I can assure you that is not much of an opiate to be told, in the face of the loss of a child, that glorifying God is the chief end of your life.


But as I see it, to say that the point of life is "to be happy" renders our existence virtually pointless, while the alternative, "to know God," offers us dignity and significance.
If all that is available to me in the face of the death of my child is "to choose happiness" ~ well, that seems to me to represent the epitome of triviality. However, if knowledge of God ~ which would also mean knowledge of love, knowledge of ways to remain present to those I care for, knowledge of my life having some purpose ~ remains a possibility, then there is a point to life.

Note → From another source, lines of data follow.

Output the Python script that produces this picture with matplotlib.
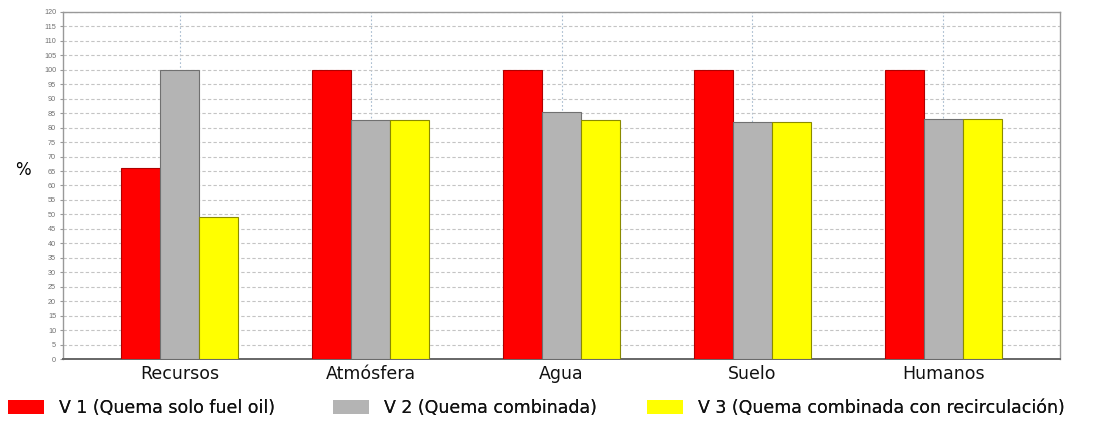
import numpy as np
import matplotlib
matplotlib.use("Agg")
import matplotlib.pyplot as plt

plt.rcParams["font.family"] = ["DejaVu Sans"]

categories = ["Recursos", "Atmósfera", "Agua", "Suelo", "Humanos"]
v1 = [66, 100, 100, 100, 100]
v2 = [100, 82.5, 85.5, 82, 83]
v3 = [49, 82.5, 82.5, 82, 83]
series_labels = [
    "V 1 (Quema solo fuel oil)",
    "V 2 (Quema combinada)",
    "V 3 (Quema combinada con recirculación)",
]
yticks = list(range(0, 125, 5))

W, H = 1108, 423
fig = plt.figure(figsize=(W / 100, H / 100), dpi=100)
ax = fig.add_axes([63 / W, 64 / H, 997 / W, 347 / H])

x = np.arange(len(categories))
w = 0.204
fills = ["#ff0000", "#b4b4b4", "#ffff00"]
edges = ["#b00000", "#707070", "#8a8a00"]
handles = []
for i, (vals, lab) in enumerate(zip([v1, v2, v3], series_labels)):
    b = ax.bar(x + (i - 1) * w, vals, w, color=fills[i], edgecolor=edges[i],
               linewidth=0.8, label=lab, zorder=3)
    handles.append(b)

ax.set_xlim(-0.61, len(categories) - 1 + 0.61)
ax.set_ylim(0, 120)
ax.set_yticks(yticks)
ax.set_yticklabels([str(t) for t in yticks], fontsize=5.2, color="#707070",
                   family="Liberation Sans")
ax.set_xticks(x)
ax.set_xticklabels(categories, fontsize=12.5, color="#111111")
ax.tick_params(axis="x", length=0, pad=4)
ax.tick_params(axis="y", length=2, color="#999999", pad=3)

ax.yaxis.grid(True, linestyle=(0, (3, 2)), color="#c4c4c4", linewidth=0.8, zorder=0)
ax.xaxis.grid(True, linestyle=(0, (1.5, 2)), color="#a8bcd0", linewidth=0.8, zorder=0)
ax.set_axisbelow(True)
for s in ax.spines.values():
    s.set_edgecolor("#999999")
    s.set_linewidth(1.0)
ax.spines["bottom"].set_edgecolor("#666666")
ax.spines["bottom"].set_linewidth(1.4)

fig.text(15 / W, 1 - 170 / H, "%", fontsize=12, va="center")

# legend: one entry per series, placed along the bottom
leg_x = [8, 333, 647]
for hnd, lab, lx in zip(handles, series_labels, leg_x):
    patch = plt.Rectangle((0, 0), 1, 1, facecolor=hnd.patches[0].get_facecolor(),
                          edgecolor="none")
    lg = fig.legend(handles=[patch], labels=[lab], loc="center left",
                    bbox_to_anchor=(lx / W, 1 - 408 / H), frameon=False,
                    fontsize=12.5, handlelength=2.1, handleheight=0.8,
                    handletextpad=0.85, borderpad=0, borderaxespad=0)
    for t in lg.get_texts():
        t.set_color("#111111")
    fig.add_artist(lg)

fig.savefig("out.png", dpi=100, facecolor="white")
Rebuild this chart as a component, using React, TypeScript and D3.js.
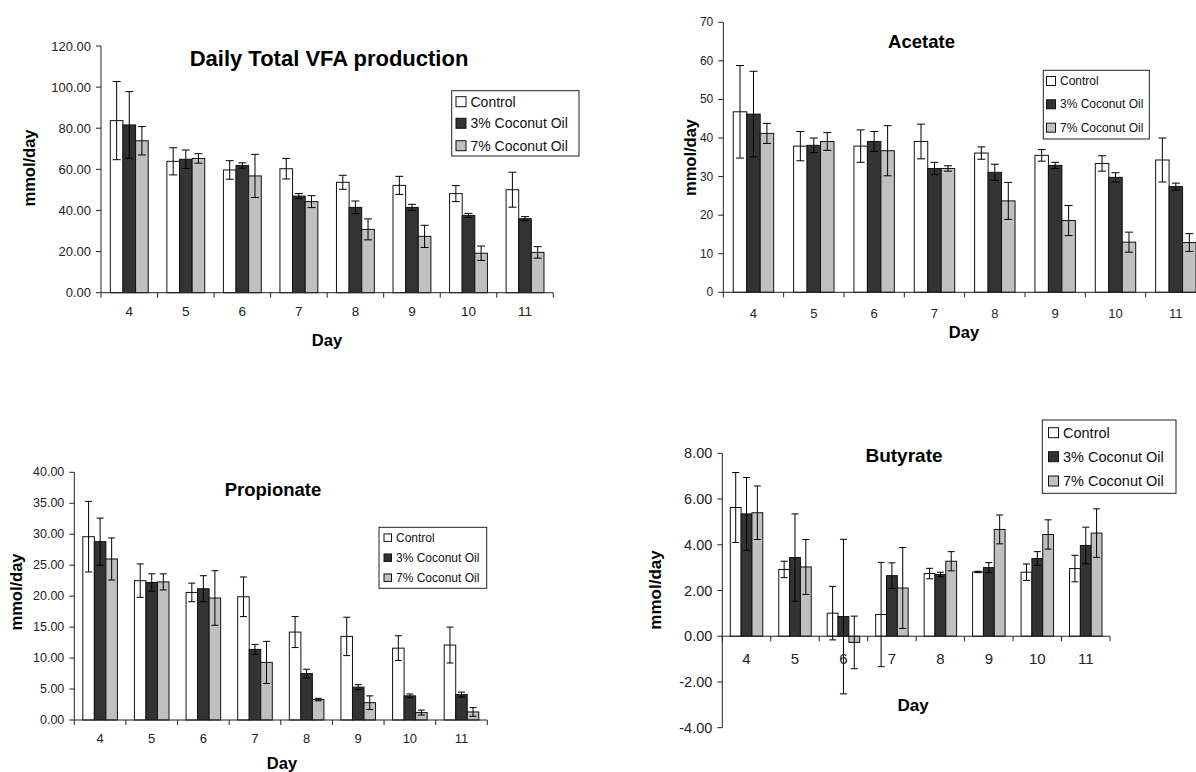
import React from 'react';
import * as d3 from 'd3';

const DAYS = ['4', '5', '6', '7', '8', '9', '10', '11'];
const SERIES = ['Control', '3% Coconut Oil', '7% Coconut Oil'];
const FILLS = ['#FFFFFF', '#333333', '#C0C0C0'];

// Daily total VFA (mmol/day)
const vfaControl = [83.7, 63.9, 59.7, 60.3, 53.7, 52.2, 48.2, 50.1];
const vfaOil3 = [81.6, 64.9, 61.9, 47.0, 41.5, 41.5, 37.6, 36.0];
const vfaOil7 = [73.9, 65.3, 56.8, 44.3, 30.8, 27.4, 19.2, 19.6];
const vfaControlErr = [19.0, 6.6, 4.5, 5.0, 3.4, 4.4, 3.9, 8.5];
const vfaOil3Err = [16.2, 4.5, 1.3, 1.2, 3.1, 1.5, 1.0, 1.0];
const vfaOil7Err = [6.9, 2.3, 10.5, 2.9, 5.1, 5.4, 3.5, 2.8];

// Acetate
const aceControl = [46.8, 37.9, 37.9, 39.1, 36.1, 35.5, 33.4, 34.3];
const aceOil3 = [46.2, 38.1, 39.1, 32.1, 31.1, 32.9, 29.8, 27.4];
const aceOil7 = [41.2, 39.1, 36.7, 32.1, 23.7, 18.6, 13.0, 12.9];
const aceControlErr = [12.0, 3.8, 4.2, 4.5, 1.6, 1.5, 2.0, 5.7];
const aceOil3Err = [11.1, 1.9, 2.6, 1.6, 2.1, 0.8, 1.2, 0.9];
const aceOil7Err = [2.6, 2.3, 6.5, 0.7, 4.8, 3.9, 2.6, 2.3];

// Propionate
const proControl = [29.6, 22.5, 20.6, 19.9, 14.2, 13.5, 11.6, 12.1];
const proOil3 = [28.8, 22.2, 21.2, 11.4, 7.5, 5.3, 3.9, 4.1];
const proOil7 = [26.0, 22.3, 19.7, 9.3, 3.3, 2.8, 1.2, 1.3];
const proControlErr = [5.7, 2.7, 1.5, 3.2, 2.5, 3.1, 2.0, 2.9];
const proOil3Err = [3.8, 1.4, 2.1, 0.8, 0.7, 0.4, 0.3, 0.4];
const proOil7Err = [3.4, 1.3, 4.4, 3.4, 0.2, 1.1, 0.4, 0.7];

// Butyrate
const butControl = [5.63, 2.92, 1.01, 0.95, 2.74, 2.81, 2.80, 2.96];
const butOil3 = [5.35, 3.44, 0.86, 2.65, 2.70, 3.00, 3.40, 3.97];
const butOil7 = [5.40, 3.03, -0.27, 2.11, 3.28, 4.67, 4.45, 4.51];
const butControlErr = [1.53, 0.36, 1.17, 2.28, 0.23, 0.03, 0.36, 0.58];
const butOil3Err = [1.59, 1.91, 3.38, 0.56, 0.10, 0.22, 0.30, 0.80];
const butOil7Err = [1.17, 1.20, 1.15, 1.77, 0.42, 0.63, 0.64, 1.06];

const FONT = "Arial, 'Liberation Sans', sans-serif";

interface PanelProps {
  title: string;
  values: number[][];
  errors: number[][];
  domain: [number, number];
  ticks: number[];
  fmt: (v: number) => string;
  left: number; right: number; top: number; bottom: number;
  tickFont: number; xTickFont: number; xLabelDy: number;
  titleFont: number; titleX: number; titleY: number;
  axisFont: number; dayX: number; dayY: number; yLabX: number; yLabY: number;
  legend: { x: number; y: number; w: number; h: number; rows: number[]; sw: number; tx: number; font: number };
  cap: number;
}

function Panel(p: PanelProps) {
  const y = d3.scaleLinear().domain(p.domain).range([p.bottom, p.top]);
  const x = d3.scaleBand<string>().domain(DAYS).range([p.left, p.right]).paddingInner(0.33).paddingOuter(0.165);
  const xs = d3.scaleBand<number>().domain([0, 1, 2]).range([0, x.bandwidth()]);
  const step = x.step();
  const y0 = y(0);
  const bounds = d3.range(DAYS.length + 1).map(i => p.left + i * step);

  return (
    <g fontFamily={FONT}>
      {/* bars */}
      {p.values.map((vals, s) => vals.map((v, i) => {
        const bx = (x(DAYS[i]) ?? 0) + (xs(s) ?? 0);
        return (
          <rect key={`b${s}-${i}`} x={bx} y={Math.min(y(v), y0)} width={xs.bandwidth()}
            height={Math.abs(y(v) - y0)} fill={FILLS[s]} stroke="#111" strokeWidth={1} />
        );
      }))}
      {/* error bars */}
      {p.values.map((vals, s) => vals.map((v, i) => {
        const cx = (x(DAYS[i]) ?? 0) + (xs(s) ?? 0) + xs.bandwidth() / 2;
        const e = p.errors[s][i];
        const yt = y(v + e), yb = y(v - e);
        return (
          <g key={`e${s}-${i}`} stroke="#000" strokeWidth={1}>
            <line x1={cx} x2={cx} y1={yt} y2={yb} />
            <line x1={cx - p.cap} x2={cx + p.cap} y1={yt} y2={yt} />
            <line x1={cx - p.cap} x2={cx + p.cap} y1={yb} y2={yb} />
          </g>
        );
      }))}
      {/* y axis */}
      <line x1={p.left} x2={p.left} y1={p.top} y2={p.bottom} stroke="#222" />
      {p.ticks.map(t => (
        <g key={`yt${t}`}>
          <line x1={p.left - 5} x2={p.left} y1={y(t)} y2={y(t)} stroke="#222" />
          <text x={p.left - 10} y={y(t)} textAnchor="end" dominantBaseline="central"
            fontSize={p.tickFont} fill="#222">{p.fmt(t)}</text>
        </g>
      ))}
      {/* x axis */}
      <line x1={p.left} x2={p.right} y1={y0} y2={y0} stroke="#222" />
      {bounds.map((b, i) => (
        <line key={`xt${i}`} x1={b} x2={b} y1={y0} y2={y0 + 5} stroke="#222" />
      ))}
      {DAYS.map(d => (
        <text key={`xl${d}`} x={(x(d) ?? 0) + x.bandwidth() / 2} y={y0 + p.xLabelDy}
          textAnchor="middle" dominantBaseline="central" fontSize={p.xTickFont} fill="#222">{d}</text>
      ))}
      {/* titles */}
      <text x={p.titleX} y={p.titleY} textAnchor="middle" fontWeight="bold" fontSize={p.titleFont}>{p.title}</text>
      <text x={p.dayX} y={p.dayY} textAnchor="middle" dominantBaseline="central" fontWeight="bold" fontSize={p.axisFont}>Day</text>
      <text transform={`translate(${p.yLabX},${p.yLabY}) rotate(-90)`} textAnchor="middle"
        dominantBaseline="central" fontWeight="bold" fontSize={p.axisFont}>mmol/day</text>
      {/* legend */}
      <rect x={p.legend.x} y={p.legend.y} width={p.legend.w} height={p.legend.h} fill="#fff" stroke="#222" />
      {SERIES.map((name, s) => (
        <g key={`lg${s}`}>
          <rect x={p.legend.tx - p.legend.sw - 4.5} y={p.legend.rows[s] - p.legend.sw / 2}
            width={p.legend.sw} height={p.legend.sw} fill={FILLS[s]} stroke="#111" />
          <text x={p.legend.tx} y={p.legend.rows[s]} dominantBaseline="central"
            fontSize={p.legend.font} fill="#111">{name}</text>
        </g>
      ))}
    </g>
  );
}

const fmt2 = (v: number) => v.toFixed(2);
const fmt0 = (v: number) => v.toFixed(0);

export default function App() {
  return (
    <svg width={1196} height={772} style={{ position: 'absolute', left: 0, top: 0, background: '#fff' }}>
      <Panel title="Daily Total VFA production"
        values={[vfaControl, vfaOil3, vfaOil7]} errors={[vfaControlErr, vfaOil3Err, vfaOil7Err]}
        domain={[0, 120]} ticks={d3.range(0, 121, 20)} fmt={fmt2}
        left={101} right={553.3} top={46} bottom={292.7}
        tickFont={13} xTickFont={13.5} xLabelDy={19}
        titleFont={22} titleX={329} titleY={66}
        axisFont={16.5} dayX={327} dayY={340} yLabX={29} yLabY={168}
        legend={{ x: 451.7, y: 90.7, w: 127.3, h: 65.3, rows: [101.7, 123.3, 145.7], sw: 10, tx: 470.5, font: 14 }}
        cap={4} />
      <Panel title="Acetate"
        values={[aceControl, aceOil3, aceOil7]} errors={[aceControlErr, aceOil3Err, aceOil7Err]}
        domain={[0, 70]} ticks={d3.range(0, 71, 10)} fmt={fmt0}
        left={723.3} right={1206} top={22.3} bottom={292.3}
        tickFont={12} xTickFont={13} xLabelDy={21}
        titleFont={18.5} titleX={921.5} titleY={48.3}
        axisFont={16.5} dayX={964} dayY={331.7} yLabX={690} yLabY={157.5}
        legend={{ x: 1043.3, y: 70.3, w: 106, h: 68.7, rows: [81, 104.3, 127.7], sw: 9, tx: 1060, font: 12 }}
        cap={4} />
      <Panel title="Propionate"
        values={[proControl, proOil3, proOil7]} errors={[proControlErr, proOil3Err, proOil7Err]}
        domain={[0, 40]} ticks={d3.range(0, 41, 5)} fmt={fmt2}
        left={74.3} right={487.3} top={472.3} bottom={720}
        tickFont={12.5} xTickFont={13} xLabelDy={18}
        titleFont={18.5} titleX={273} titleY={495.7}
        axisFont={16.5} dayX={282} dayY={763} yLabX={16} yLabY={592}
        legend={{ x: 379, y: 527.3, w: 107.7, h: 61, rows: [537.7, 557.7, 577.7], sw: 7.5, tx: 396, font: 12 }}
        cap={3.5} />
      <Panel title="Butyrate"
        values={[butControl, butOil3, butOil7]} errors={[butControlErr, butOil3Err, butOil7Err]}
        domain={[-4, 8]} ticks={d3.range(-4, 9, 2)} fmt={fmt2}
        left={722.3} right={1110} top={453.3} bottom={727.7}
        tickFont={14.5} xTickFont={15} xLabelDy={22}
        titleFont={19} titleX={904} titleY={462.3}
        axisFont={17} dayX={913} dayY={705} yLabX={655} yLabY={590}
        legend={{ x: 1042.3, y: 420, w: 133.7, h: 73.3, rows: [432.7, 456.7, 481], sw: 10, tx: 1063, font: 14.5 }}
        cap={3.5} />
    </svg>
  );
}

I'm not saying it's easy. And I'm not saying we should seek out misery for ourselves, or view life as a grim narrative of pointless toil or senseless suffering.


But the hard reality is that to know God in the context of Christianity is to know sorrow.


It might seem, then, that it would only make sense to choose the pursuit of happiness over the pursuit of knowledge of God.


But really ~ if the choice were placed in the stark relief drawn by the worst kind of scenario, would you choose trivia over dignity and value? And perhaps it is in choosing the latter that genuine happiness lies.

Someday.




(Cross-posted at Desert Year.)

6 comments:

Jody Harrington said...

What a profound post, GG. Thank you.

Stratoz said...

I see choosing God has brought me into a life filled with Joy, Hope... and Sadness, Despair...

a full life I had not truly experienced.

not to say there are not other paths to a full life, I just happened to find it when I chose to walk with God.

Waking Heart (WH) said...

Interesting the statment "The Presbyterian Church teaches that our chief end is to glorify God and to enjoy God forever. The Catholic Church, that it is to know and love God" contrasted to what my understanding of the "purpose" to the practice Buddhism - to relieve the suffering of all living beings. At least that's how I understand Buddhism, but I am neither a Buddhist nor a religion expert.

I am much more comfortable with a horizontal view than a vertical one - one reason organized religion hasn't offered me much. What I find beautiful in Buddhism is the extension of compassion to all living beings, not just the two-leggeds. This resonates well with me, as one who finds a connection with nature as essential to my life as oxygen. I can find more purpose in this than what the churched I was raised in taught me.


WH

RevDrKate said...

I had a client tell me yesterday that he knew at age ten that life was going to be "hard and painful and never make sense" and that nothing that has happened since has changed his mind. I was silent. I have you to thank for that.

Jim said...

You could preach this in "my" church any day. In fact, you may have just inspired my next visit to the Youth Detention Center...

Melissa said...

I was raised with the message that I wasn't put on this earth to be happy. Finally at about age 40 I rejected that. I'm now 51 and the past 11 years have been spent searching for the purpose of life. I am far from figuring it out, but I do know that love was the purpose. I know that God is love and no one on earth has the the answers to the questions that we all seek. The answers are inside of us, where God lives and we will all find different answers. And I really beieve that God is okay with that. That's what grace is all about. At least for me.